Ein schmerzlicher Abschied war die logische Konsequenz dieser Entwicklung. Einer, der treue Fans und Träumer aber nicht mit leeren Händen zurückließ. Dafür sorgt alleine schon das vom Kollegen zurecht in den Himmel geadelte Flowers In The December, zweifelsohne der beste Song der Band und einer der schönsten einer gar nicht so schönen Dekade. Ausreichend beschrieben wurde dieses "Folk-Gemisch", das zwar Mitte der 90er keine annähernd neuen Pfade beschritt, ja schon, eine zusätzliche Lanze möchte ich aber noch für Hope Sandoval brechen. So gut klang sie tatsächlich nie zuvor und nie wieder danach. Das hindert andere Stücke auf der dritten LP allerdings nicht, ebenfalls in Sphären träumerischer Brillanz abzudriften. Etwa Rhymes Of An Hour, das trotz monotonen Aufbaus mit Gitarre, Bass und spät einsetzenden Streichern keine Sekunde zu langweilen vermag. In dieser ersten Hälfte von Among My Swan sind auch die weiteren Highlights des Albums beheimatet. Ob es nun der schicke Soundmix von Disappear, das sich zwischen sanftem Gedröhne im Hintergrund und einem Melange aus verschiedenen Percussions herumbewegt, oder Cry, Cry dezenter Country-Anstrich ist, der verzaubert, oder ob doch eher die ganz ruhige Kugel mit Take Everything und lieblicher Akustik geschoben werden soll, viel läuft auf Side A der LP nicht falsch.

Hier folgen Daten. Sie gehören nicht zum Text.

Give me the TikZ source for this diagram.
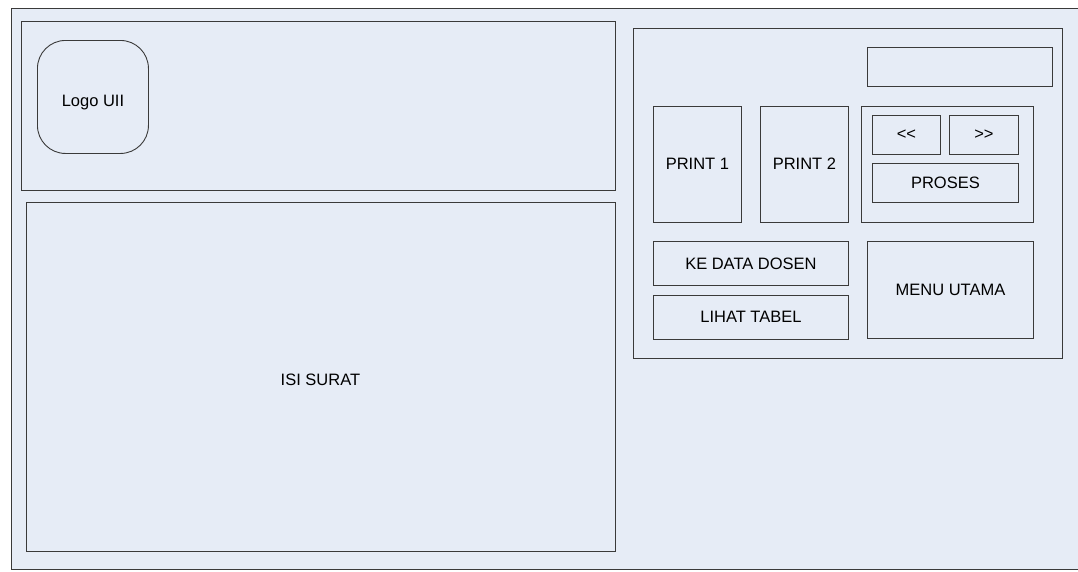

Die lässt allerdings auch durchsickern, dass Sandovals grandiose Präsenz alleine nicht reicht, um ein grandioses Album zu kreieren. Denn auf der Rückseite der 54 durchaus Ermüdungserscheinungen aufweisenden Minuten der Platte mehren sich die weniger essenziellen. Umbilical gelingt es zwar, eine bedrückende Atmosphäre zu generieren, wirklich brauchen tut man die auf einem Werk voller nostalgischer Wehmut aber nicht. Dieser Teil ist es auch, der in jene alten Muster der vorangegangenen zwei Longplayer zurückfällt, die der Kollege angesprochen hat. Die Gitarren werden, gelinde gesagt, präsenter, kulminieren im redundanten Gedröhne von Roseblood, dazu muss man bis zum Closer Look On Down The Bridge warten, ehe sich jene absorbierende Stimmung wieder einstellt, die der ersten Hälfte Unwiderstehlichkeit verliehen hat. Ein versöhnlicher Abschluss zwar, aber einer, von dem sich Hope Sandoval und Mazzy Star nicht viel kaufen können. Die Chance auf ein grandioses Album war zum Greifen nah. So wurde es nur ein großes,. Ihr größtes.